◆ STATED TASK:
Include the line containing "(size) at (248,321)" and all lines before it, repeated exactly from the listing below, without pictures.

◆ SOURCE EXCERPT:
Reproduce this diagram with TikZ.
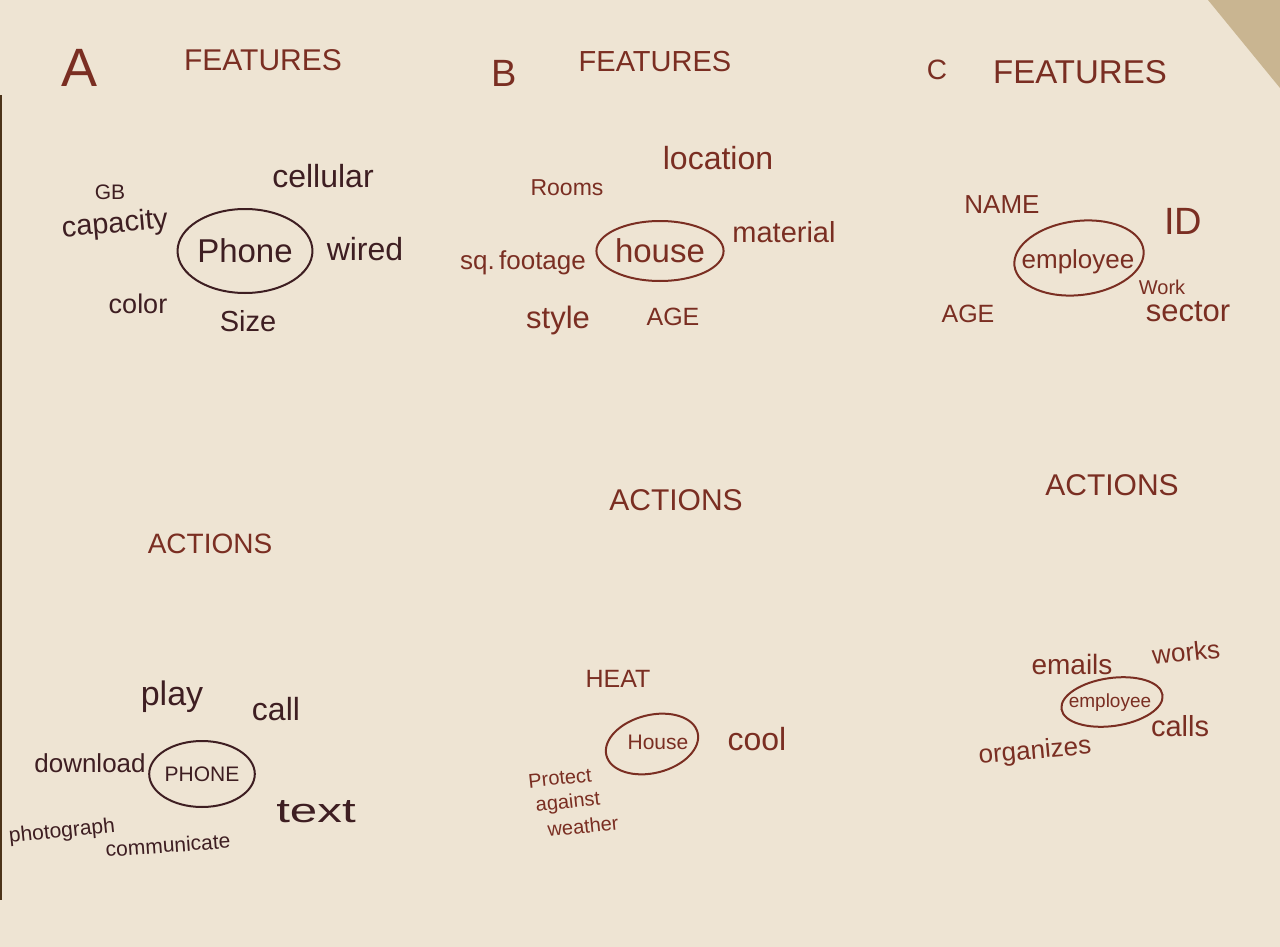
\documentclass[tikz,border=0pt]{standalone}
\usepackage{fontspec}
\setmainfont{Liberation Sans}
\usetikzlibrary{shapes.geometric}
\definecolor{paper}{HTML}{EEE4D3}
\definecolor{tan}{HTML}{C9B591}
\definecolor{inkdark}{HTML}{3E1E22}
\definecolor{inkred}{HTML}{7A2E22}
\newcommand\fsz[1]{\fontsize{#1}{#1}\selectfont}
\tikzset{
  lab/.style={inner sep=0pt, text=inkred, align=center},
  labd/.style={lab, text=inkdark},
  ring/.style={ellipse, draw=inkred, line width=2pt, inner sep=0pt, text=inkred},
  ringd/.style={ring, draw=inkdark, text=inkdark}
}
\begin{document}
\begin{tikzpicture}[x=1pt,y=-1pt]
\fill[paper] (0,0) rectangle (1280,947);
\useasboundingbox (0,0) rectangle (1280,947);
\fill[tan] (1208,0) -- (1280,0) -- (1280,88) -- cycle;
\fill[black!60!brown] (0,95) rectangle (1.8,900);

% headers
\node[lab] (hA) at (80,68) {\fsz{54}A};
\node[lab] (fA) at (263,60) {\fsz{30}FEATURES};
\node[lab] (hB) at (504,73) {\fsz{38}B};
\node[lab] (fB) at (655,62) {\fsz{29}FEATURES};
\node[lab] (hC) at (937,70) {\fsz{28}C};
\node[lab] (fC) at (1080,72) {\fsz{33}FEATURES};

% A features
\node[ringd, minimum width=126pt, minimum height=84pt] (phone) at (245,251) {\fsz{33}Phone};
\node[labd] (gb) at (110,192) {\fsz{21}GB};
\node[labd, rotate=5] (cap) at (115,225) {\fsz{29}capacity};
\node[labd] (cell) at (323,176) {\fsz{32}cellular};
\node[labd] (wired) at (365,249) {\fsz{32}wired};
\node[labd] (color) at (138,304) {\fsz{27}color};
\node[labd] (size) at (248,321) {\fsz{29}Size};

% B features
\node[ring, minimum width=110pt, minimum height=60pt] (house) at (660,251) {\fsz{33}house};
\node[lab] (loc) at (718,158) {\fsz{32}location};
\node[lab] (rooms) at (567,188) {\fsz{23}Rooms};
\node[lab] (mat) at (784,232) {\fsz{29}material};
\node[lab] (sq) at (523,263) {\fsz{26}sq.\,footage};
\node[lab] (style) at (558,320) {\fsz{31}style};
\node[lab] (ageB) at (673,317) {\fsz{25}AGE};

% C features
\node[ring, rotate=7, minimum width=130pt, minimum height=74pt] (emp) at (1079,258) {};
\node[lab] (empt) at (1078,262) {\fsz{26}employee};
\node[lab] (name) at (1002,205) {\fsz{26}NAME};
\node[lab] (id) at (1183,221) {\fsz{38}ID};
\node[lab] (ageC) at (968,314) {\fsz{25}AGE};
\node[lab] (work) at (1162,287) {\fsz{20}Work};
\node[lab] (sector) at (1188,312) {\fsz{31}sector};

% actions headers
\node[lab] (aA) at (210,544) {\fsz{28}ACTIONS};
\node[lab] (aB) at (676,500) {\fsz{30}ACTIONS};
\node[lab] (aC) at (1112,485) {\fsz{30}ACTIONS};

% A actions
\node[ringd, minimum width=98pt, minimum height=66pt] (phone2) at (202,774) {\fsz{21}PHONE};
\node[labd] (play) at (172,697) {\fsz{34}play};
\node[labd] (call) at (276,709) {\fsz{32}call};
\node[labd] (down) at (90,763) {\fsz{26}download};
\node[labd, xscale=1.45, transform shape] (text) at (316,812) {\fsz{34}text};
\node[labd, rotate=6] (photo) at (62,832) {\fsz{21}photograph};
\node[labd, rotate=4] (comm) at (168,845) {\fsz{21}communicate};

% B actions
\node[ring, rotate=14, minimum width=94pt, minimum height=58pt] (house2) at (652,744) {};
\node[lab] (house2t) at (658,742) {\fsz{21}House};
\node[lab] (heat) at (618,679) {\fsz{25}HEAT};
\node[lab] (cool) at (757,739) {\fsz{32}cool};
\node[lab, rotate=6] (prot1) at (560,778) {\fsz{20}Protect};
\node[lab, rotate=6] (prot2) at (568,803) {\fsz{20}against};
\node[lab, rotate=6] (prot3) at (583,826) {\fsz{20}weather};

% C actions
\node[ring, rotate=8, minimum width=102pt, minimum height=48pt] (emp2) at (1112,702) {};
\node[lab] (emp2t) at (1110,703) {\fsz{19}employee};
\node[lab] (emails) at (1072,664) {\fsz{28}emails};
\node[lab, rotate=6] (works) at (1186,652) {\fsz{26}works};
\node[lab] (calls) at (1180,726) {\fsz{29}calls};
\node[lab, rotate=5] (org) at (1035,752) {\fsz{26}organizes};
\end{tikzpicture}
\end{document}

◆ SOLUTION:
Reproduce this diagram with TikZ.
\documentclass[tikz,border=0pt]{standalone}
\usepackage{fontspec}
\setmainfont{Liberation Sans}
\usetikzlibrary{shapes.geometric}
\definecolor{paper}{HTML}{EEE4D3}
\definecolor{tan}{HTML}{C9B591}
\definecolor{inkdark}{HTML}{3E1E22}
\definecolor{inkred}{HTML}{7A2E22}
\newcommand\fsz[1]{\fontsize{#1}{#1}\selectfont}
\tikzset{
  lab/.style={inner sep=0pt, text=inkred, align=center},
  labd/.style={lab, text=inkdark},
  ring/.style={ellipse, draw=inkred, line width=2pt, inner sep=0pt, text=inkred},
  ringd/.style={ring, draw=inkdark, text=inkdark}
}
\begin{document}
\begin{tikzpicture}[x=1pt,y=-1pt]
\fill[paper] (0,0) rectangle (1280,947);
\useasboundingbox (0,0) rectangle (1280,947);
\fill[tan] (1208,0) -- (1280,0) -- (1280,88) -- cycle;
\fill[black!60!brown] (0,95) rectangle (1.8,900);

% headers
\node[lab] (hA) at (80,68) {\fsz{54}A};
\node[lab] (fA) at (263,60) {\fsz{30}FEATURES};
\node[lab] (hB) at (504,73) {\fsz{38}B};
\node[lab] (fB) at (655,62) {\fsz{29}FEATURES};
\node[lab] (hC) at (937,70) {\fsz{28}C};
\node[lab] (fC) at (1080,72) {\fsz{33}FEATURES};

% A features
\node[ringd, minimum width=126pt, minimum height=84pt] (phone) at (245,251) {\fsz{33}Phone};
\node[labd] (gb) at (110,192) {\fsz{21}GB};
\node[labd, rotate=5] (cap) at (115,225) {\fsz{29}capacity};
\node[labd] (cell) at (323,176) {\fsz{32}cellular};
\node[labd] (wired) at (365,249) {\fsz{32}wired};
\node[labd] (color) at (138,304) {\fsz{27}color};
\node[labd] (size) at (248,321) {\fsz{29}Size};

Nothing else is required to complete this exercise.